In a development that could potentially prolong the war, several European Union member states are pushing for additional restrictions on imports of Ukrainian food products, drawing sharp criticism from Kyiv. The countries try to balance between supporting its embattled neighbor or safeguarding the interests of its own farmers.

At the center of the dispute is a recent proposal to extend preferential trade measures for Ukraine for another year, granting the war-torn nation nearly unrestricted access to the EU market. This proposal has been met with fierce opposition from nations like Poland and France, which argue that the influx of Ukrainian grain has disrupted their domestic agricultural markets.

Ukraine’s Agriculture Minister, Mykola Solskyi, has rejected these claims, asserting that the push for import limits is politically motivated rather than driven by genuine economic concerns. In an interview with the Financial Times, Solskyi accused certain EU nations of fabricating most the issues typically associated with Ukrainian exports.

Poland’s paradox: blockading Ukraine trade, continuing Russia imports

“This is not a trade issue; it is first and foremost political, to meet the demands of farmers in the EU,” Solskyi stated, emphasizing that an objective analysis of the numbers would dispel 80% of the concerns raised.

The debate has taken on heightened urgency as European farmers, primarily in Poland, have intensified their protests, blockading border crossings and disrupting the flow of goods to and from Ukraine. These actions have not only affected the transit of agricultural products but have also strained diplomatic relations and fueled tensions between the neighboring countries.

At the heart of the dispute lies a staggering seventeen-fold increase in the EU’s import of soft wheat from Ukraine during the 2022-2023 season compared to the previous year, according to data from the French agency Intercereales. However, Solskyi dismisses the notion that Ukrainian exports are the primary driver behind global price declines, instead attributing the falling prices to bumper harvests in the United States and Latin America.

As the negotiations continue, Solskyi is set to embark on a diplomatic offensive, addressing EU agriculture ministers in Brussels and subsequently visiting France and Poland to engage directly with farmers and government officials.

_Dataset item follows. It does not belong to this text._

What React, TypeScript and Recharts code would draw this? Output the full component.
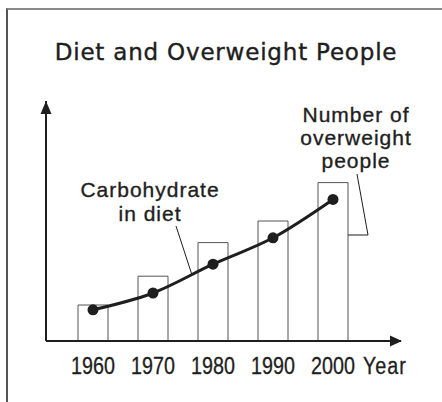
import React from 'react';
import { ComposedChart, Bar, Line, XAxis, YAxis } from 'recharts';

// Data (arbitrary relative units, axis has no scale)
const years = ['1960', '1970', '1980', '1990', '2000'];
const overweightPeople = [15, 27, 41, 50, 66];
const carbohydrateInDiet = [13, 20, 32, 43, 59];
const titleText = 'Diet and Overweight People';
const xAxisName = 'Year';
const carbLabel = ['Carbohydrate', 'in diet'];
const overweightLabel = ['Number of', 'overweight', 'people'];

const data = years.map((year, i) => ({
  year,
  overweight: overweightPeople[i],
  carbohydrate: carbohydrateInDiet[i],
}));

const W = 442;
const H = 402;
const PL = 46;
const PT = 101;
const PR = 401;
const PB = 341;
const FONT = '"Liberation Sans", Arial, Helvetica, sans-serif';
const WIDE = '"DejaVu Sans", Verdana, sans-serif';
const INK = '#1e1e1e';

const YearTick = (props: any) => {
  const { x, y, payload } = props;
  return (
    <text
      transform={`translate(${x},${y + 33}) scale(0.84,1)`}
      x={0}
      y={0}
      textAnchor="middle"
      fontFamily={FONT}
      fontSize={23.5}
      fill={INK}
      stroke={INK}
      strokeWidth={0.3}
    >
      {payload.value}
    </text>
  );
};

export default function App() {
  return (
    <div style={{ position: 'absolute', left: 0, top: 0, width: W, height: H, background: '#fff', overflow: 'hidden' }}>
      <div
        style={{
          position: 'absolute',
          left: 6,
          top: 8,
          width: W,
          height: H,
          borderTop: '2px solid #8a8a8a',
          borderLeft: '2px solid #555',
          boxSizing: 'border-box',
        }}
      />
      <div style={{ position: 'absolute', left: 0, top: 0 }}>
        <ComposedChart
          width={W}
          height={H}
          data={data}
          margin={{ top: PT, left: PL - 10, right: W - PR, bottom: H - PB - 30 }}
        >
          <XAxis
            dataKey="year"
            height={30}
            padding={{ left: 17, right: 38 }}
            axisLine={{ stroke: INK, strokeWidth: 2 }}
            tickLine={false}
            tickSize={0}
            tickMargin={0}
            tick={<YearTick />}
            interval={0}
          />
          <YAxis
            width={10}
            domain={[0, 100]}
            tick={false}
            tickLine={false}
            axisLine={{ stroke: INK, strokeWidth: 2 }}
          />
          <Bar
            dataKey="overweight"
            barSize={30}
            fill="#fff"
            stroke="#555"
            strokeWidth={1}
            isAnimationActive={false}
          />
          <Line
            dataKey="carbohydrate"
            type="monotone"
            stroke={INK}
            strokeWidth={3}
            dot={{ r: 5.5, fill: INK, stroke: INK, strokeWidth: 0 }}
            isAnimationActive={false}
          />
        </ComposedChart>
      </div>
      <svg
        width={W}
        height={H}
        style={{ position: 'absolute', left: 0, top: 0, pointerEvents: 'none' }}
      >
        <text
          x={226}
          y={60}
          textAnchor="middle"
          fontFamily={WIDE}
          fontSize={23}
          letterSpacing={0.8}
          fill={INK}
          stroke={INK}
          strokeWidth={0.4}
        >
          {titleText}
        </text>
        {/* axis arrowheads */}
        <polygon points={`${PL},${PT} ${PL - 5.5},${PT + 13} ${PL + 5.5},${PT + 13}`} fill={INK} />
        <polygon points={`${PR + 1},${PB} ${PR - 11},${PB - 5.5} ${PR - 11},${PB + 5.5}`} fill={INK} />
        <text
          transform="translate(363,374) scale(0.84,1)"
          x={0}
          y={0}
          fontFamily={FONT}
          fontSize={23.5}
          letterSpacing={1.2}
          fill={INK}
          stroke={INK}
          strokeWidth={0.3}
        >
          {xAxisName}
        </text>
        {carbLabel.map((t, i) => (
          <text key={t} x={150} y={197 + i * 24} textAnchor="middle" fontFamily={FONT} fontSize={21} letterSpacing={1} fill={INK} stroke={INK} strokeWidth={0.35}>
            {t}
          </text>
        ))}
        {overweightLabel.map((t, i) => (
          <text key={t} x={356} y={122 + i * 23} textAnchor="middle" fontFamily={FONT} fontSize={21} letterSpacing={1} fill={INK} stroke={INK} strokeWidth={0.35}>
            {t}
          </text>
        ))}
        <line x1={176} y1={226} x2={192} y2={275} stroke={INK} strokeWidth={1} />
        <polyline points="357,174 368,235 348,235" fill="none" stroke={INK} strokeWidth={1} />
      </svg>
    </div>
  );
}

His mission is to dispel what he perceives as myths surrounding the situation and to find a balanced solution that addresses the concerns of all parties involved.

The stakes are high, as failure to reach an agreement could potentially lead to retaliation through the World Trade Organization, a step that Ukraine is reluctant to take but has not ruled out. Solskyi has cautioned that additional import restrictions could undermine Ukraine’s economy, dealing a blow to its war efforts and potentially prolonging the war.

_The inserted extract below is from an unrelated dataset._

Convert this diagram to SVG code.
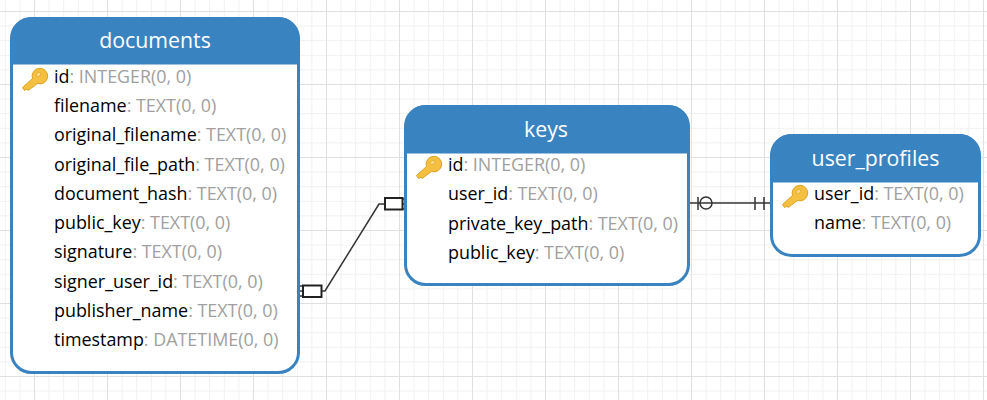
<svg xmlns="http://www.w3.org/2000/svg" width="987" height="400" viewBox="0 0 987 400">
<style>
.b{fill:#fff;stroke:#3a83c1;stroke-width:3}
.h{fill:#3a83c1;stroke:#3a83c1;stroke-width:3}
.t{font-family:"Open Sans","Noto Sans",sans-serif;font-size:21.3px;fill:#fff;text-anchor:middle}
.r{font-family:"Open Sans","Noto Sans",sans-serif;font-size:17.9px;fill:#000}
.r tspan{fill:#a0a0a0}
.c{fill:none;stroke:#333;stroke-width:1.5}
.m{fill:#fff;stroke:#222;stroke-width:2}
</style>
<defs>
<pattern id="grid" x="34" y="11" width="73" height="73" patternUnits="userSpaceOnUse">
<path d="M15.1 0V73M29.7 0V73M44.3 0V73M58.9 0V73M0 15.1H73M0 29.7H73M0 44.3H73M0 58.9H73" fill="none" stroke="#f1f1f1" stroke-width="1"/>
<path d="M.5 0V73M0 .5H73" fill="none" stroke="#e0e0e0" stroke-width="1"/>
</pattern>
<g id="key">
<path d="M-9.5 12.5 L-11.5 9.5 L-1.5 0.5 A7.8 7.8 0 1 1 3.5 5.5 L-6 12.5 L-7 11 Z" fill="#f5bf3f" stroke="#dba226" stroke-width="1"/>
<ellipse cx="4.500" cy="-3.500" rx="2.600" ry="1.800" fill="#fbdc8a" stroke="#dba226" stroke-width=".7" transform="rotate(-40 4.500 -3.500)"/>
</g>
</defs>
<rect width="987" height="400" fill="#fff"/>
<rect width="987" height="400" fill="url(#grid)"/>
<g id="connectors">
<path class="c" d="M300 291H325L379 204H405"/>
<path class="c" d="M300 286H303M300 296H303M403 199H405M403 209H405"/>
<rect class="m" x="303" y="285.500" width="18.500" height="11.500"/>
<rect class="m" x="385" y="198" width="17.500" height="11.500"/>
<path class="c" d="M689 203H772"/>
<path class="c" d="M698 197V210M755 197V210M764 197V210"/>
<circle cx="706" cy="203" r="6" fill="none" stroke="#333" stroke-width="1.500"/>
</g>
<g id="documents">
<rect class="b" x="11.500" y="18.500" width="287" height="354" rx="20"/>
<path class="h" d="M12 63V38.500A20 20 0 0 1 32 18.500H278A20 20 0 0 1 298 38.500V63Z"/>
<text class="t" x="155" y="48">documents</text>
<use href="#key" x="34" y="78"/>
<text class="r" x="54" y="83">id<tspan>: INTEGER(0, 0)</tspan></text>
<text class="r" x="54" y="112">filename<tspan>: TEXT(0, 0)</tspan></text>
<text class="r" x="54" y="141">original_filename<tspan>: TEXT(0, 0)</tspan></text>
<text class="r" x="54" y="171">original_file_path<tspan>: TEXT(0, 0)</tspan></text>
<text class="r" x="54" y="200">document_hash<tspan>: TEXT(0, 0)</tspan></text>
<text class="r" x="54" y="229">public_key<tspan>: TEXT(0, 0)</tspan></text>
<text class="r" x="54" y="258">signature<tspan>: TEXT(0, 0)</tspan></text>
<text class="r" x="54" y="288">signer_user_id<tspan>: TEXT(0, 0)</tspan></text>
<text class="r" x="54" y="317">publisher_name<tspan>: TEXT(0, 0)</tspan></text>
<text class="r" x="54" y="346">timestamp<tspan>: DATETIME(0, 0)</tspan></text>
</g>
<g id="keys">
<rect class="b" x="405.500" y="106.500" width="283" height="178" rx="20"/>
<path class="h" d="M406 152V126.500A20 20 0 0 1 426 106.500H668A20 20 0 0 1 688 126.500V152Z"/>
<text class="t" x="546" y="137">keys</text>
<use href="#key" x="428" y="166"/>
<text class="r" x="448" y="171">id<tspan>: INTEGER(0, 0)</tspan></text>
<text class="r" x="448" y="200">user_id<tspan>: TEXT(0, 0)</tspan></text>
<text class="r" x="448" y="230">private_key_path<tspan>: TEXT(0, 0)</tspan></text>
<text class="r" x="448" y="259">public_key<tspan>: TEXT(0, 0)</tspan></text>
</g>
<g id="user_profiles">
<rect class="b" x="771.500" y="135.500" width="208" height="120" rx="20"/>
<path class="h" d="M772 181V155.500A20 20 0 0 1 792 135.500H959A20 20 0 0 1 979 155.500V181Z"/>
<text class="t" x="875.500" y="166">user_profiles</text>
<use href="#key" x="794" y="195"/>
<text class="r" x="814" y="200">user_id<tspan>: TEXT(0, 0)</tspan></text>
<text class="r" x="814" y="229">name<tspan>: TEXT(0, 0)</tspan></text>
</g>
</svg>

Amidst these tensions, Ukraine is bracing for a potential decrease in wheat production this year due to reduced sowing areas, while anticipating stable outputs for crops like rapeseed, corn, oilseed, and soybeans.

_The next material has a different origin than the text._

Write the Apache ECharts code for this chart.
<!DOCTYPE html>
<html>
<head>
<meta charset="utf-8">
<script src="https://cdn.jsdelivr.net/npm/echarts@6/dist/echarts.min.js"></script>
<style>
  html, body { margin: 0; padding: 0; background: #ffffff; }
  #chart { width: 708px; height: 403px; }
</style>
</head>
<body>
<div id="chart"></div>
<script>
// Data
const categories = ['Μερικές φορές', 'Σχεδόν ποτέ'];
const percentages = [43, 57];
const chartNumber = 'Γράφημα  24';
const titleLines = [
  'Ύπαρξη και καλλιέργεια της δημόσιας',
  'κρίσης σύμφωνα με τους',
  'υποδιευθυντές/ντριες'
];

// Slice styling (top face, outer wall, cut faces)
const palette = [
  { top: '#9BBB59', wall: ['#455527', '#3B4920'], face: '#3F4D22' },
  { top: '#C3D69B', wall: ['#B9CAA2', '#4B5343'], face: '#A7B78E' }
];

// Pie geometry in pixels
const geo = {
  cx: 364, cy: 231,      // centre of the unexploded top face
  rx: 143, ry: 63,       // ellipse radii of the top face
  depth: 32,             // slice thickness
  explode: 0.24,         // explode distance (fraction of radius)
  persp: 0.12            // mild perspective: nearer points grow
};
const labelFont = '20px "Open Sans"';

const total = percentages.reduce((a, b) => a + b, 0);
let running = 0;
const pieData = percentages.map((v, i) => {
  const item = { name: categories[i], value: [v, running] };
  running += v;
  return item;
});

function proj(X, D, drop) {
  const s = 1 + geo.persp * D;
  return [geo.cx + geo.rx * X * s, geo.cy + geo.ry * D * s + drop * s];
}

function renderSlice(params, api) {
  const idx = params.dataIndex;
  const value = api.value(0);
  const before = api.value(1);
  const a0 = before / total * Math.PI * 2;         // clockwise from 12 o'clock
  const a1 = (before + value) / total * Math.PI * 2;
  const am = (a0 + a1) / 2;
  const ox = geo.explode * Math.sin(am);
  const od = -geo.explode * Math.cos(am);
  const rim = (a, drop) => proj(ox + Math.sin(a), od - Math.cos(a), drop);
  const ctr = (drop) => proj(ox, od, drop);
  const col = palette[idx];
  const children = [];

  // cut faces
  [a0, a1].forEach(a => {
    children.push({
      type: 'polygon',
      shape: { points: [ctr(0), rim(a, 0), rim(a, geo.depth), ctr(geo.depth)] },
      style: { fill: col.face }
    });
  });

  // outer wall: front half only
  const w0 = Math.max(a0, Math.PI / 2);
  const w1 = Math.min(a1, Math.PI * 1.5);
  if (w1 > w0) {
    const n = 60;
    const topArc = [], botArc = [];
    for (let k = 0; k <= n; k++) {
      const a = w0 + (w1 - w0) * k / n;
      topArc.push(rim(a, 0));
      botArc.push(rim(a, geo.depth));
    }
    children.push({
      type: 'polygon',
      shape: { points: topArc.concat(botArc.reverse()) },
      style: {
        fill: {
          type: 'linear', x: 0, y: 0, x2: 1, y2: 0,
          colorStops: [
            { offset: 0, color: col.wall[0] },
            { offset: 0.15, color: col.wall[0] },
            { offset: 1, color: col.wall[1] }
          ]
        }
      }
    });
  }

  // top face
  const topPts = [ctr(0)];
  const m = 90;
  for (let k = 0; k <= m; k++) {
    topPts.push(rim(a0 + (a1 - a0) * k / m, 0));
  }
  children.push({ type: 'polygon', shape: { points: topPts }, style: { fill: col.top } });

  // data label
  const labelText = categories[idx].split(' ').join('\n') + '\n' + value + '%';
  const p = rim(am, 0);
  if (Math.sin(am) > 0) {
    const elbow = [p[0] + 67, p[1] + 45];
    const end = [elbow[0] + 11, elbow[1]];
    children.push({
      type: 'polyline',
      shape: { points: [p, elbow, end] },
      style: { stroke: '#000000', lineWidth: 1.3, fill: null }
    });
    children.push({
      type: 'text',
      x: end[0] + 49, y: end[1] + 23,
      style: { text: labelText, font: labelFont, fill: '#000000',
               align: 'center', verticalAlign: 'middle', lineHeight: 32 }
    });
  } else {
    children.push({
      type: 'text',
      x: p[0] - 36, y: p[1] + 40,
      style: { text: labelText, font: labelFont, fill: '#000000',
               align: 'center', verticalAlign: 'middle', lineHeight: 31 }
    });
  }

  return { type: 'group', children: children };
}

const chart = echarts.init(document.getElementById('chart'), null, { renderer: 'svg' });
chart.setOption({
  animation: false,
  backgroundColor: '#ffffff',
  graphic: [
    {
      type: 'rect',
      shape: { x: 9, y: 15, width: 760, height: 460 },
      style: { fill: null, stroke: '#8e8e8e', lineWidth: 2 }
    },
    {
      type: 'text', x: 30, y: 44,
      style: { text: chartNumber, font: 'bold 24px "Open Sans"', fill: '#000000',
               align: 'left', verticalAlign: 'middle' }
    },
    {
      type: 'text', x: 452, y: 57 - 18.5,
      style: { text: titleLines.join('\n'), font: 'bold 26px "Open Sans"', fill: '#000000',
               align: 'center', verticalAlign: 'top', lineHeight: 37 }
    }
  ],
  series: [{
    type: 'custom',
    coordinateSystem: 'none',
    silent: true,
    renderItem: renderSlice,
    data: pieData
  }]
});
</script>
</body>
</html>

The debate over Ukrainian grain imports has exposed the intricate web of political and economic interests that the EU must navigate as it seeks to maintain its support for Ukraine while addressing the concerns of its member states. As the negotiations continue, all eyes will be on the Italian government, whose pivotal vote could prove decisive in determining the outcome of this high-stakes diplomatic standoff.

In September 2023, despite the European Commission’s decision against extending the embargo, Poland, Hungary, and Slovakia took unilateral action to restrict Ukrainian grain imports, allowing only its transit to other countries through their territories.

Official statistics show that in 2023, Poland continued to pay hundreds of millions of dollars to Russian and Belarusian companies for seeds, oil, and animal feed.

In some categories, it imported even more goods than before the beginning of the war against Ukraine in 2022 amid a simultaneous blockade of importing the same categories of products from Ukraine. This data was collected by Dana Hordiychuk from UN databases and presented in an article on Ukrainska Pravda.